### Supplied entries

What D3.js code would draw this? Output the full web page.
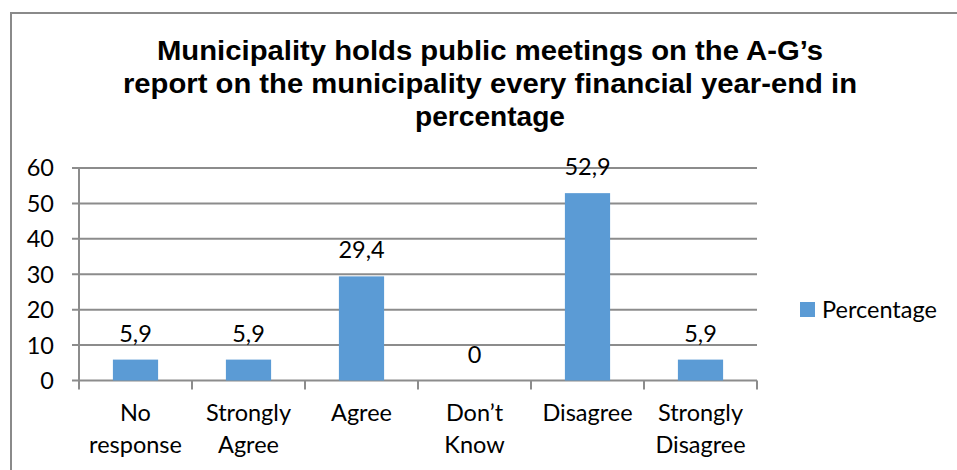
<!DOCTYPE html>
<html>
<head>
<meta charset="utf-8">
<script src="https://cdn.jsdelivr.net/npm/d3@7"></script>
<style>
  html, body { margin: 0; padding: 0; background: #fff; }
  svg { display: block; }
</style>
</head>
<body>
<svg id="chart" width="957" height="470"></svg>
<script>
// Survey responses (percentage of respondents)
const categories = [["No", "response"], ["Strongly", "Agree"], ["Agree"], ["Don’t", "Know"], ["Disagree"], ["Strongly", "Disagree"]];
const values = [5.9, 5.9, 29.4, 0, 52.9, 5.9];
const valueLabels = ["5,9", "5,9", "29,4", "0", "52,9", "5,9"];
const yTicks = [0, 10, 20, 30, 40, 50, 60];
const titleLines = [
  "Municipality holds public meetings on the A-G’s",
  "report on the municipality every financial year-end in",
  "percentage"
];
const seriesName = "Percentage";

const svg = d3.select("#chart");
const barColor = "#5B9BD5";
const gridColor = "#8c8c8c";
const labelFont = "Lato, 'Open Sans', sans-serif";
const labelSize = 23.5;

// chart frame (left and top edges visible)
svg.append("path")
  .attr("d", "M11,470 V13 H957")
  .attr("fill", "none")
  .attr("stroke", "#8a8a8a")
  .attr("stroke-width", 2);

// title, condensed bold lines fitted to fixed widths
const title = svg.append("g");
const titleWidths = [666, 734, 150];
titleLines.forEach((t, i) => {
  title.append("text")
    .attr("x", 490)
    .attr("y", 60 + i * 33)
    .attr("text-anchor", "middle")
    .attr("font-family", "'Liberation Sans', Arial, sans-serif")
    .attr("font-weight", "bold")
    .attr("font-size", 28.5)
    .attr("textLength", titleWidths[i])
    .attr("lengthAdjust", "spacingAndGlyphs")
    .attr("fill", "#000")
    .text(t);
});

const plot = { left: 79, right: 757, top: 168, bottom: 380.5 };

const x = d3.scaleBand()
  .domain(d3.range(categories.length))
  .range([plot.left, plot.right])
  .paddingInner(0)
  .paddingOuter(0);

const y = d3.scaleLinear()
  .domain([0, 60])
  .range([plot.bottom, plot.top]);

// horizontal gridlines
svg.append("g")
  .selectAll("line")
  .data(yTicks)
  .join("line")
  .attr("x1", plot.left - 7)
  .attr("x2", plot.right)
  .attr("y1", d => y(d))
  .attr("y2", d => y(d))
  .attr("stroke", gridColor)
  .attr("stroke-width", 2);

// y axis line
svg.append("line")
  .attr("x1", plot.left).attr("x2", plot.left)
  .attr("y1", plot.top).attr("y2", plot.bottom + 9)
  .attr("stroke", gridColor).attr("stroke-width", 2);

// category boundary ticks
svg.append("g")
  .selectAll("line")
  .data(d3.range(1, categories.length + 1))
  .join("line")
  .attr("x1", i => x.step() * i + plot.left)
  .attr("x2", i => x.step() * i + plot.left)
  .attr("y1", plot.bottom)
  .attr("y2", plot.bottom + 9)
  .attr("stroke", gridColor)
  .attr("stroke-width", 2);

// y tick labels
svg.append("g")
  .selectAll("text")
  .data(yTicks)
  .join("text")
  .attr("x", 54)
  .attr("y", d => y(d))
  .attr("dy", "0.36em")
  .attr("text-anchor", "end")
  .attr("font-family", labelFont)
  .attr("font-size", labelSize)
  .attr("fill", "#000")
  .text(d => d);

// bars
const barW = x.bandwidth() * 0.4;
svg.append("g")
  .selectAll("rect")
  .data(values)
  .join("rect")
  .attr("x", (d, i) => x(i) + (x.bandwidth() - barW) / 2)
  .attr("y", d => y(d))
  .attr("width", barW)
  .attr("height", d => y(0) - y(d))
  .attr("fill", barColor);

// value labels
svg.append("g")
  .selectAll("text")
  .data(values)
  .join("text")
  .attr("x", (d, i) => x(i) + x.bandwidth() / 2)
  .attr("y", d => y(d) - 18)
  .attr("text-anchor", "middle")
  .attr("font-family", labelFont)
  .attr("font-size", labelSize)
  .attr("fill", "#000")
  .text((d, i) => valueLabels[i]);

// category labels
const cat = svg.append("g");
categories.forEach((lines, i) => {
  lines.forEach((ln, j) => {
    cat.append("text")
      .attr("x", x(i) + x.bandwidth() / 2)
      .attr("y", 421 + j * 32)
      .attr("text-anchor", "middle")
      .attr("font-family", labelFont)
      .attr("font-size", labelSize)
      .attr("fill", "#000")
      .text(ln);
  });
});

// legend
const legend = svg.append("g");
legend.append("rect")
  .attr("x", 800).attr("y", 302)
  .attr("width", 15).attr("height", 15)
  .attr("fill", barColor);
legend.append("text")
  .attr("x", 822).attr("y", 318)
  .attr("font-family", labelFont)
  .attr("font-size", labelSize)
  .attr("fill", "#000")
  .text(seriesName);
</script>
</body>
</html>
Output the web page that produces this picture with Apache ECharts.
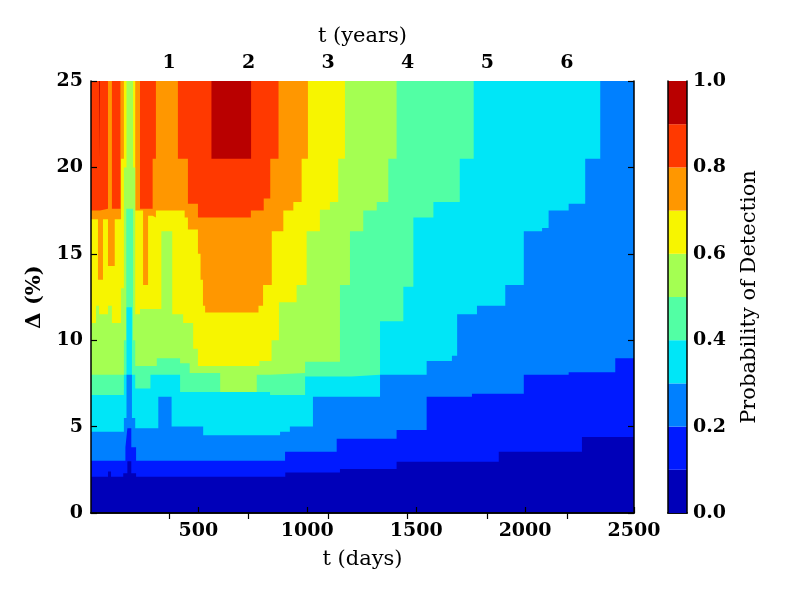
<!DOCTYPE html>
<html>
<head>
<meta charset="utf-8">
<script src="https://cdn.jsdelivr.net/npm/echarts@6/dist/echarts.min.js"></script>
<style>html,body{margin:0;padding:0;background:#fff}#c{width:800px;height:600px}</style>
</head>
<body>
<div id="c"></div>
<script>
// contour boundaries: [t (days), Delta (%)] where the probability crosses each level (step-wise)
const b10 = [[7,2.1],[85,2.4],[99,2.1],[155,2.3],[174,3.0],[192,2.3],[214,2.1],[899,2.35],[1150,2.55],[1410,2.97],[1879,3.55],[2261,4.4]];
const b20 = [[7,3.03],[165,3.8],[174,4.9],[192,3.8],[214,3.03],[898,3.55],[1135,4.3],[1410,4.8],[1548,6.73],[1756,6.9],[1994,8.0],[2200,8.15],[2414,8.95]];
const b30 = [[7,4.7],[158,5.5],[170,8.0],[195,5.5],[210,4.9],[316,6.73],[377,5.0],[522,4.5],[875,4.7],[920,5.0],[1026,6.73],[1334,8.0],[1548,8.8],[1664,9.1],[1688,11.5],[1779,12.0],[1909,13.2],[1994,16.3],[2078,16.5],[2108,17.5],[2200,17.9],[2276,20.5],[2345,25]];
const b40 = [[7,6.83],[158,8.0],[170,11.9],[195,8.0],[210,7.2],[280,8.0],[416,7.0],[829,6.83],[990,7.9],[1204,8.0],[1334,11.1],[1441,13.1],[1487,17.1],[1579,18.0],[1700,20.5],[1764,25]];
const b50 = [[7,8.0],[158,10.0],[169,17.6],[200,10.0],[210,8.5],[309,8.95],[416,8.66],[460,8.1],[600,7.0],[768,8.0],[829,8.1],[990,8.75],[1150,13.2],[1196,16.3],[1257,17.5],[1319,18.0],[1372,20.5],[1410,25]];
const b60 = [[7,11.0],[30,12.0],[44,11.5],[85,12.0],[103,11.0],[145,13.0],[158,20.0],[170,25],[200,20.0],[210,11.5],[232,11.8],[330,16.3],[380,11.5],[430,11.0],[476,9.5],[498,8.5],[780,8.8],[836,10.0],[870,12.2],[951,13.2],[997,16.3],[1058,17.55],[1104,18.0],[1142,20.5],[1173,25]];
const b70 = [[7,17.0],[39,13.5],[62,17.0],[85,14.3],[116,17.0],[145,20.5],[158,25],[210,17.5],[246,13.2],[269,17.2],[290,17.1],[305,17.5],[437,17.1],[452,16.4],[498,15.0],[510,13.5],[521,12.0],[531,11.6],[776,12.0],[797,13.2],[837,16.3],[890,17.5],[936,18.0],[974,20.5],[1003,25]];
const b80 = [[7,17.5],[48,17.6],[85,25],[103,17.6],[142,25],[232,17.6],[290,20.5],[305,25],[406,20.5],[452,17.9],[498,17.1],[741,17.5],[800,18.2],[830,20.5],[868,25]];
const b90 = [[7,25],[44,20.5],[48,25],[560,20.5],[742,25]];

const tMin = 7, tMax = 2500, dMin = 0, dMax = 25;
const dayTicks = [500, 1000, 1500, 2000, 2500];
const yearTicks = [1, 2, 3, 4, 5, 6];
const deltaInterval = 5;
const probTicks = [0.0, 0.2, 0.4, 0.6, 0.8, 1.0];
const levelStep = 0.1;
const bandColors = ['#0000B9','#001AFF','#0080FF','#00E6F7','#52FFA4','#A4FF52','#F7F500','#FF9700','#FF3900','#B90000'];

const FONT = "'DejaVu Serif', serif";
const bounds = [b10,b20,b30,b40,b50,b60,b70,b80,b90];
const withEnd = a => a.concat([[tMax, a[a.length-1][1]]]);
const area = (pts, color) => ({
  type: 'line', xAxisIndex: 0, yAxisIndex: 0, step: 'end', symbol: 'none', silent: true,
  lineStyle: { width: 0, opacity: 0 }, areaStyle: { color: color, opacity: 1, origin: 'start' },
  data: withEnd(pts), animation: false
});

const series = [];
series.push(area([[tMin, dMax]], bandColors[9]));
for (let j = 8; j >= 0; j--) series.push(area(bounds[j], bandColors[j]));
bandColors.forEach((c, j) => series.push({
  type: 'bar', xAxisIndex: 2, yAxisIndex: 2, stack: 'cb', barWidth: '100%', silent: true,
  data: [levelStep], itemStyle: { color: c }, animation: false
}));

const lineK = { show: true, lineStyle: { color: '#000', width: 1.5 } };
const tickStyle = { lineStyle: { color: '#000', width: 1.2 } };
const boldLbl = { color: '#000', fontFamily: FONT, fontWeight: 'bold', fontSize: 19 };
const nameTxt = { color: '#000', fontFamily: FONT, fontSize: 21 };
const yearDays = yearTicks.map(y => y * 365.25);

const option = {
  backgroundColor: '#fff',
  animation: false,
  grid: [
    { left: 91, right: 166, top: 81, bottom: 87 },
    { left: 668, width: 19, top: 81, bottom: 87 }
  ],
  xAxis: [
    { gridIndex: 0, type: 'value', min: tMin, max: tMax, position: 'bottom', z: 10,
      axisLine: lineK, splitLine: { show: false },
      axisTick: Object.assign({ inside: true, length: 6, customValues: dayTicks }, tickStyle),
      axisLabel: Object.assign({ margin: 9, customValues: dayTicks, formatter: v => String(v) }, boldLbl),
      name: 't (days)', nameLocation: 'middle', nameGap: 36, nameTextStyle: nameTxt },
    { gridIndex: 0, type: 'value', min: tMin, max: tMax, position: 'top', z: 10,
      axisLine: lineK, splitLine: { show: false },
      axisTick: Object.assign({ inside: true, length: 6, customValues: yearDays }, tickStyle),
      axisLabel: Object.assign({ margin: 8, customValues: yearDays,
        formatter: v => String(Math.round(v / 365.25)) }, boldLbl),
      name: 't (years)', nameLocation: 'middle', nameGap: 34, nameTextStyle: nameTxt },
    { gridIndex: 1, type: 'category', data: ['p'], position: 'bottom', axisLine: lineK,
      axisTick: { show: false }, axisLabel: { show: false }, splitLine: { show: false } },
    { gridIndex: 1, type: 'category', data: ['p'], position: 'top', axisLine: lineK,
      axisTick: { show: false }, axisLabel: { show: false }, splitLine: { show: false } }
  ],
  yAxis: [
    { gridIndex: 0, type: 'value', min: dMin, max: dMax, interval: deltaInterval, position: 'left', z: 10,
      axisLine: lineK, splitLine: { show: false },
      axisTick: Object.assign({ inside: true, length: 6 }, tickStyle),
      axisLabel: Object.assign({ margin: 8, formatter: v => String(v) }, boldLbl),
      name: 'Δ (%)', nameLocation: 'middle', nameGap: 46, nameRotate: 90,
      nameTextStyle: Object.assign({}, nameTxt, { fontWeight: 'bold' }) },
    { gridIndex: 0, type: 'value', min: dMin, max: dMax, interval: deltaInterval, position: 'right', z: 10,
      axisLine: lineK, splitLine: { show: false },
      axisTick: Object.assign({ inside: true, length: 6 }, tickStyle), axisLabel: { show: false } },
    { gridIndex: 1, type: 'value', min: 0, max: 1, position: 'right', z: 10,
      axisLine: lineK, splitLine: { show: false },
      axisTick: Object.assign({ inside: true, length: 4, customValues: probTicks }, tickStyle),
      axisLabel: Object.assign({ margin: 6, customValues: probTicks, formatter: v => v.toFixed(1) }, boldLbl),
      name: 'Probability of Detection', nameLocation: 'middle', nameGap: 52, nameRotate: 90,
      nameTextStyle: nameTxt },
    { gridIndex: 1, type: 'value', min: 0, max: 1, position: 'left', z: 10,
      axisLine: lineK, splitLine: { show: false }, axisTick: { show: false }, axisLabel: { show: false } }
  ],
  series: series
};

const chart = echarts.init(document.getElementById('c'), null, { renderer: 'canvas' });
chart.setOption(option);
</script>
</body>
</html>
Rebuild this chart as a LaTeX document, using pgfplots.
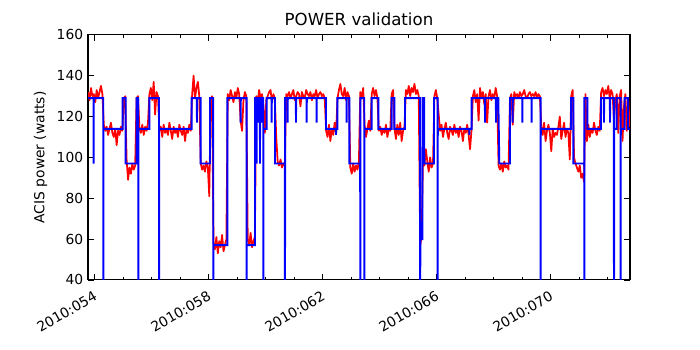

### Short problem
Copy all lines of the material above where the string "Output" occurs.

### Task answer
What D3.js code would draw this? Output the full web page.
Output the web page that produces this picture with Apache ECharts.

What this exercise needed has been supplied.